Awal perkenalan saya dengan buku ialah kebosanan saya dengan hingar-bingar. Ingin sekali saya keluar dari rasa jengah dikejar-kejar akan banyak hal dan rasa was-was akan masa depan. Singkatnya saya ingin mengakrabkan diri dengan sunyi. Saya mencoba banyak hal untuk kabur dari perasaan yang inheren dalam diri manusia tersebut.
Membaca bisa dilakukan di mana saja kita sukai, bahkan ketika sambil buang air besar sekalipun. Membaca juga bisa memberikan jalan keluar atas keinginan saya untuk berdamai dengan sunyi. Tentu saja kesunyian yang saya maksud bukanlah suasana eksternal yang sepi ataupun suasana batin yang tenang. Kesunyian yang saya maksud adalah kesunyian dari sifat asali manusia, yaitu kerinduan akan sebuah mula. Namun malangnya, kerinduan akan sebuah mula hanya bisa dituangkan ke dalam sebuah tulisan, padahal dalam kegiatan membaca dan menulis itu sendiri menimbulkan paradoks.
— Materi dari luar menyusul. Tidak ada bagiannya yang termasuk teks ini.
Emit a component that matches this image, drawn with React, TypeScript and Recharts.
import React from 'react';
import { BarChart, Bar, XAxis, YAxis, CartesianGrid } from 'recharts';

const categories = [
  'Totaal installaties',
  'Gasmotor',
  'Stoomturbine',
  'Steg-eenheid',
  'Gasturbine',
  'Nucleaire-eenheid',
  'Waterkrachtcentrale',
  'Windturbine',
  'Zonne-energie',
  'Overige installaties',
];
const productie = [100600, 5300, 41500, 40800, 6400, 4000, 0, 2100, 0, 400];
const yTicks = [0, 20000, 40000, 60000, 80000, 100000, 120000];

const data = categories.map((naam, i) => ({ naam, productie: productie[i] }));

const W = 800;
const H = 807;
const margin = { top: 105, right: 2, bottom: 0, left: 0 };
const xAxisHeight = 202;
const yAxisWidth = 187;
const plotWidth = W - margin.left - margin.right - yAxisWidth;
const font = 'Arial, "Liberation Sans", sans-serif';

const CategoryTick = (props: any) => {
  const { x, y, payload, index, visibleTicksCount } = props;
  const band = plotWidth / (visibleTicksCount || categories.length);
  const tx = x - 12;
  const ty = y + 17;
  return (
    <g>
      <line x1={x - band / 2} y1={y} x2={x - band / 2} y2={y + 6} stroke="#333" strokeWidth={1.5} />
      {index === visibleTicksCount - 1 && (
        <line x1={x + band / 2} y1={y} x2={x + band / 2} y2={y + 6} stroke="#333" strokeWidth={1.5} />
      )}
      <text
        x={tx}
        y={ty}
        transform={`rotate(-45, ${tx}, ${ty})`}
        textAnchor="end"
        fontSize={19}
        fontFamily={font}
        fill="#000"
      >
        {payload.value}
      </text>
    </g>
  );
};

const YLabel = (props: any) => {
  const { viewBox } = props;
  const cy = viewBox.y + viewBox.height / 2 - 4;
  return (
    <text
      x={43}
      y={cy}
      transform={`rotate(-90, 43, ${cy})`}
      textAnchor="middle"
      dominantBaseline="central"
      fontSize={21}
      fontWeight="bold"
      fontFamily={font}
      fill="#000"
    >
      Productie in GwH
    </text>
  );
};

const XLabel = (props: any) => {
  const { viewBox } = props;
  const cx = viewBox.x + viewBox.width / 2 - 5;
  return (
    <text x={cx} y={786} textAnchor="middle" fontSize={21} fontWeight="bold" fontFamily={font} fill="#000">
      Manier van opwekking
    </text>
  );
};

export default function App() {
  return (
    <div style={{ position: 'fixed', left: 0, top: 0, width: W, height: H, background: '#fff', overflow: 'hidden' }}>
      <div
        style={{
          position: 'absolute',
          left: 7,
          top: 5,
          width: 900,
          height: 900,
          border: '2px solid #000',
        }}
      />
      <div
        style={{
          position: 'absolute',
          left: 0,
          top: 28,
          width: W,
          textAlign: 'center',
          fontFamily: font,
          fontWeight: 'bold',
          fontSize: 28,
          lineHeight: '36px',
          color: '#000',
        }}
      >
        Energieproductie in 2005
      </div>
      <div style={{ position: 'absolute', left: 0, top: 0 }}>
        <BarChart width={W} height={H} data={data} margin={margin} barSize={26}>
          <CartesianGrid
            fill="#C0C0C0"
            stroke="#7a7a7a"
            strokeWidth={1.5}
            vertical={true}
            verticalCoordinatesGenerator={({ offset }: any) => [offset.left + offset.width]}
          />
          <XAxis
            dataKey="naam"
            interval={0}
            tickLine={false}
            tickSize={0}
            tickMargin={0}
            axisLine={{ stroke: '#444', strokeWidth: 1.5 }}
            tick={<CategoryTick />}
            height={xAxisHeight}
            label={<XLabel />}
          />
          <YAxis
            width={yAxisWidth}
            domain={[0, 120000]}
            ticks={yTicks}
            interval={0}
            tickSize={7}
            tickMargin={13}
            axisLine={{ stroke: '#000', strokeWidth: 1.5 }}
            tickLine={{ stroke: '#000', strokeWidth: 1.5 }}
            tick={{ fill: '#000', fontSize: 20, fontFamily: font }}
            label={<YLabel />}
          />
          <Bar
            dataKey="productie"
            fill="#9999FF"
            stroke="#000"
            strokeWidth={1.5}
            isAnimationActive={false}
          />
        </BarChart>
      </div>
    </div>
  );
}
Pencarian saya akan sebuah mula ibarat sebuah bayi di dalam kandungan ibu, sebab di dalam rahim ibulah tiap kandungan merasa aman. Kesunyian tanpa rasa takut atas apapun, begitulah kira-kira. Saya kemudian berspekulasi, bahwasanya dengan karya seni—entah itu lukisan, lagu, karya sastra, atau bentuk seni lainnya—mampu menghadirkan kesunyian yang saya maksud.
Seni lahir dari sunyi, begitulah kata Blanchot, seorang kritikus sastra cum sastrawan abad ke-20. Buku tentu merupakan karya seni—sejauh pandangan subjektif saya—yang lahir dari sunyi. Sebab, dengan sunyi akan lahir karya-karya agung manusia. Perasaan manusia yang dekat dengan sunyi membuat karya seni seperti buku mempunyai nilai guna yang sangat penting dalam sejarah peradaban manusia. Selain sebagai medium penyebaran informasi, buku telah mengabadikan kerinduan manusia akan sebuah awal. Tepat di sinilah paradoks akan kegiatan membaca dan menulis itu dimungkinkan.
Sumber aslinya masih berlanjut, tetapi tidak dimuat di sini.